District 8 Moderator Seth D. Johnson was first through the door. Minutes passed as he read information aloud for Moynihan, and election officials quickly noted that it was taking too long to enter all the data required by the PCC system. Instead of entering only numbers next to pre-entered names on the ballot, the system also required Moynihan to enter the names of all the poll workers.

As tired moderators and poll workers began to arrive, the sense of urgency about the pace of data entry grew. By 8:50 p.m. a second computer was booted up for Republican Assistant Registrar Mary Ann Caldwell to join the effort and speed up the process.

“Why do they need all those names?” Chief Moderator Jonathan Mercier asked as poll workers names were entered. In a discussion later, Mercier said that if there were ever a discrepancy in the town’s numbers, the town — rather than the state — would be responsible for investigating the problem. “They don’t need those names,” he said.

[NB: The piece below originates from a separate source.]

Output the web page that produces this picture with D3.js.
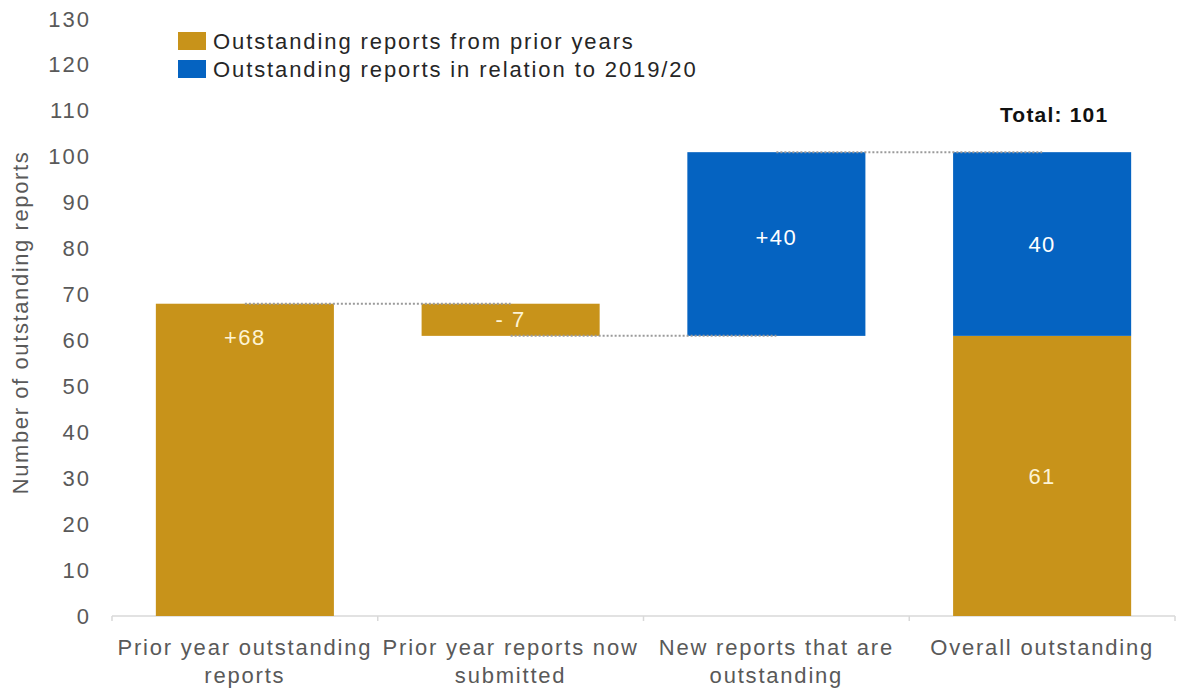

Informed of that objection after the fact on Thursday, Merrill quickly agreed. “I would think that’s probably excess data,” she said, adding that there’s no need to create a giant state database of poll workers’ names. She said she just wants to provide accurate results to the public faster.

In addition, by conducting the system test at one location, Manchester appears to have inadvertently created a data bottleneck. Rather than having individual moderators entering data at each poll, everyone was waiting their turn at the Robert Weiss Center. And then, after entering their data digitally, they went ahead and duplicated the effort. As they had in years past, they sat down with Registrars Tim Becker and Frank Maffe Jr. and Mercier, the chief moderator, and read the numbers as they wrote them down.

Both Merrill and Becker said there’s usually some duplication of effort when adopting a new system.

“We’ve got to start somewhere,” Becker said late Tuesday after they’d completed their work at 10:10 p.m. “It’s a system that eventually is going to go electronic and paperless, but obviously it may need some refinements.”

Becker reiterated that a lot of information could have been entered ahead of time so that only the vote totals would have been needed during the crunchtime period after the polls closed. But both Becker and District 2 Moderator Collins Johnston said that each poll is open 14 hours and the moderator is responsible for keeping track of about 8 to 10 workers during the course of the day, as well as making sure the polls stay open and rules are followed.

“In theory, if we had laptops at each polling place, information could have been entered and maybe it would have been different,” Becker said. “All I’m saying is that in a busy election like the one we’ve got coming up, there’s really no time to be on a laptop.”

Becker said he was happy with the feedback about the system and suggested that it’s frustrating for people when they have to add time to a day that started at 5 a.m.

“In some ways I feel bad for the registrars,” Merrill said. “It’s very difficult to change anything. But there are a lot of newer registrars who are surprised that there isn’t more technology available. Some are shocked by level of antiquity in the system . . . We’re trying to move it. We’re going to do training. We do have registrars who are quite excited about it.”

Merrill said one registrar asked on Tuesday whether her office was simply trying to be The Associated Press, which traditionally has hired hundreds of stringers to collect results on election night. But last year The AP opted not to do the same for the municipal election and left many smaller news organizations digging for results and evidence of a trend. Typically the state relies heavily on the Democratic Party, which mobilizes a lot of members to collect results on election night as well.

“He said, ‘Why do you need numbers so fast?’” Merrill recounted of her conversation with the registrar, whom she didn’t name. “Well the public media isn’t what it used to be. We are the public source. We should be the source for the numbers, the accurate information that people need.”